— Допустим, но кто они и откуда появляются?
— Не из небесной канцелярии уж точно, — усмехнулась бабушка, — а
вообще толком никто ничего не знает. Сами хранители молчат, поэтому
за столько лет все стали считать их удручающей неизбежностью.
— И что плохого в том, что кто-то печётся о твоей жизни? —
учитывая события последних часов это был очень своевременный
вопрос.
— Алечка, — заметив, что я поёжилась, лёгким движением руки она
закрыла окно, — вот представь ситуацию, идёшь ты по улице, вдруг на
тебя налетает какой-нибудь скейтбордист или роллерист и,
оступившись, ты ломаешь каблук и ногу заодно, — я опешила от такой
фантазии, — так вот, дорогая моя внучка, Деамиурат сделает так, что
ногу сломает скейтбордист, ещё до того как вообще появится на
улице.
— Но это же… — с трудом подобрав нужное слово, я продолжила, —
бесчеловечно! — но на это заявление она лишь рассмеялась, вот
только смех не был таким уж весёлым.
— А кто здесь вообще человек? — заломив бровь, спросила она. — С
каждым днём долгой, невероятно долгой жизни в твоём окружении будет
всё меньше людей и всё больше таких вот не человеков, — бабушка
откинулась в кресле.
— А как же мама и Тим? — я вскинула на неё взгляд, полный
надежды.
— Всё, что мы можем — максимально продлить им жизнь, без
горестей и болезней, но сделать их бессмертными мы не в силах, —
она вновь закурила, достав сигарету дрожащей рукой.

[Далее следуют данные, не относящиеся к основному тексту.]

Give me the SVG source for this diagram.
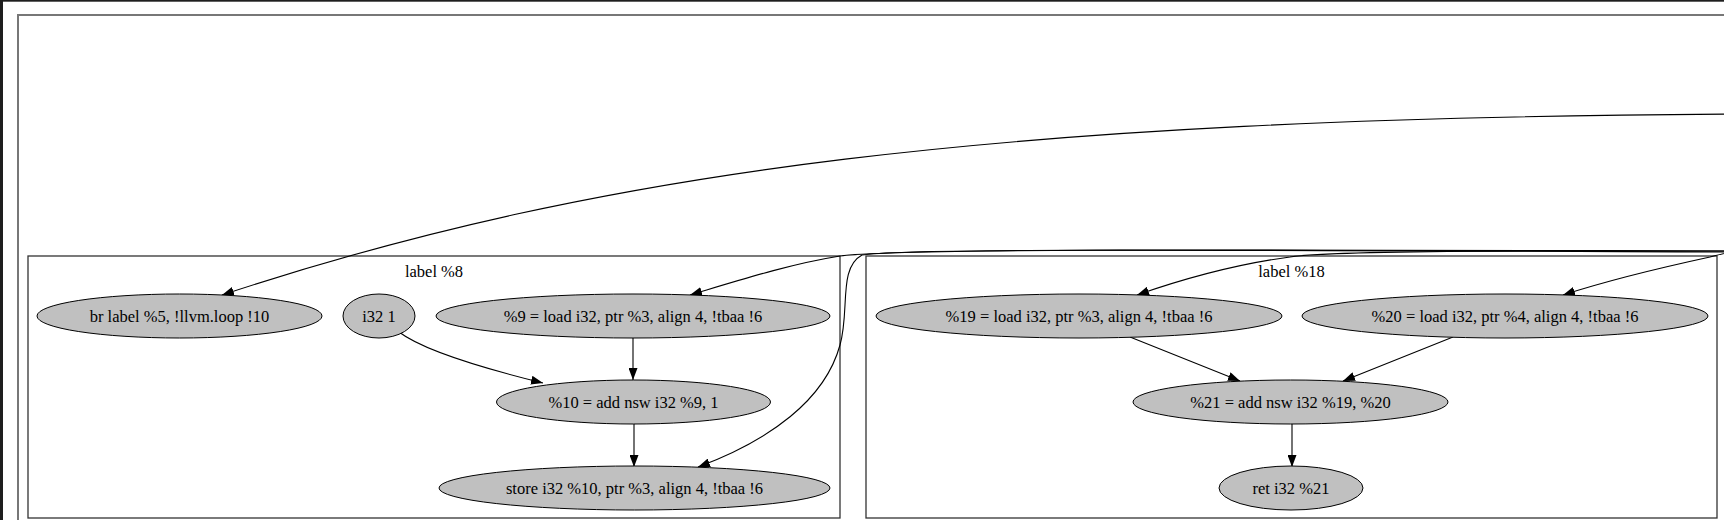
<svg xmlns="http://www.w3.org/2000/svg" width="1724" height="520" viewBox="0 0 1724 520">
<defs>
<style>
.node ellipse{fill:#c0c0c0;stroke:#000;stroke-width:1}
text{font-family:"Liberation Serif","Times New Roman",serif;font-size:16.5px;fill:#000;text-anchor:middle}
.cluster rect{fill:none;stroke:#333;stroke-width:1.3}
.edges path{fill:none;stroke:#000;stroke-width:1.1;marker-end:url(#arr)}
</style>
<marker id="arr" markerUnits="userSpaceOnUse" markerWidth="12" markerHeight="9" refX="12" refY="4.5" orient="auto">
<path d="M0,0 L12,4.5 L0,9 z" fill="#000"/>
</marker>
</defs>
<rect x="0" y="0" width="1724" height="520" fill="#fff"/>
<rect x="0" y="0" width="3" height="520" fill="#1e1e1e"/>
<rect x="0" y="0" width="1724" height="1.7" fill="#1e1e1e"/>
<rect x="18" y="15" width="1800" height="600" fill="none" stroke="#777" stroke-width="2"/>
<g id="cluster_8" class="cluster">
<rect x="28" y="256" width="812" height="262"/>
<text x="434" y="277">label %8</text>
</g>
<g id="cluster_18" class="cluster">
<rect x="866" y="256" width="851" height="262"/>
<text x="1291.5" y="277">label %18</text>
</g>
<g id="edges" class="edges">
<path d="M1740,114 C1000,118 600,170 222,295"/>
<path d="M1740,251 C1300,250 900,248 840,256 C790,264 740,280 690,295"/>
<path d="M1740,252 C1200,250 900,248 862,255 C838,268 850,310 840,345 C825,400 770,440 698,467"/>
<path d="M1740,251 C1500,250 1320,252 1290,257 C1230,265 1180,280 1137,295"/>
<path d="M1740,250 C1725,253 1718,255 1710,257 C1650,270 1600,283 1563,295"/>
<path d="M399,332 C420,348 470,365 543,383"/>
<path d="M633,338 L633,380"/>
<path d="M634,424 L634,467"/>
<path d="M1130,337 L1240,381"/>
<path d="M1453,337 L1343,381"/>
<path d="M1292,424 L1292,467"/>
</g>
<g id="n_br" class="node"><ellipse cx="179.5" cy="316" rx="142.5" ry="22"/><text x="179.5" y="321.5">br label %5, !llvm.loop !10</text></g>
<g id="n_i32_1" class="node"><ellipse cx="379" cy="316" rx="36" ry="22"/><text x="379" y="321.5">i32 1</text></g>
<g id="n_9" class="node"><ellipse cx="633" cy="316" rx="197" ry="22"/><text x="633" y="321.5">%9 = load i32, ptr %3, align 4, !tbaa !6</text></g>
<g id="n_10" class="node"><ellipse cx="633.5" cy="402" rx="137" ry="22"/><text x="633.5" y="407.5">%10 = add nsw i32 %9, 1</text></g>
<g id="n_store" class="node"><ellipse cx="634.5" cy="488" rx="195.5" ry="22"/><text x="634.5" y="493.5">store i32 %10, ptr %3, align 4, !tbaa !6</text></g>
<g id="n_19" class="node"><ellipse cx="1079" cy="316" rx="203" ry="22"/><text x="1079" y="321.5">%19 = load i32, ptr %3, align 4, !tbaa !6</text></g>
<g id="n_20" class="node"><ellipse cx="1505" cy="316" rx="203" ry="22"/><text x="1505" y="321.5">%20 = load i32, ptr %4, align 4, !tbaa !6</text></g>
<g id="n_21" class="node"><ellipse cx="1290.5" cy="402" rx="157.5" ry="22"/><text x="1290.5" y="407.5">%21 = add nsw i32 %19, %20</text></g>
<g id="n_ret" class="node"><ellipse cx="1291" cy="488" rx="72" ry="22"/><text x="1291" y="493.5">ret i32 %21</text></g>
</svg>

— Это… — только представив как через пятьдесят или шестьдесят
лет я лишусь самых близких людей, оставаясь всё такой же молодой, у
меня перехватило дыхание.
— Бесчеловечно? — горько усмехнулась она. — Я была уверена, что
Ангелина станет одной из нас! — я вздрогнула, когда бабушка
грохнула кулаком по столу, подломив одну из ножек. — Я была уверена
в этом как в самой себе! Чёрта с два я решилась бы завести ребёнка
без этой уверенности, но судьба всё решает за нас!
— Как ты… — глядя на неё, мне не удавалось понять главное, — как
ты смирилась с тем, что тебе придётся хоронить свою дочь и
внуков?
— Я не должна говорить тебе это, — поделилась бабушка,
прикуривая третью сигарету, и как-то некстати мне вспомнилось что
иногда, приходя в гости, я чувствовала запах табака, но списывала
это на соседа со второго этажа, — но ты единственная, с кем я могу
поделиться, — затушив окурок, она подняла на меня взгляд. — После
её двадцатого дня рождения, попросив тётю Машу приглядывать за
Ангелиной, я спустилась в Нижний мир и трое суток выпали из моего
сознания. Я пыталась забыться и мне это удалось, но лишь на
короткое время, ровно до того момента, когда, вернувшись, я увидела
зелёные глаза твоей мамы и мне осталось одно — смириться и
продолжить жить с этой чёрной дырой в сердце.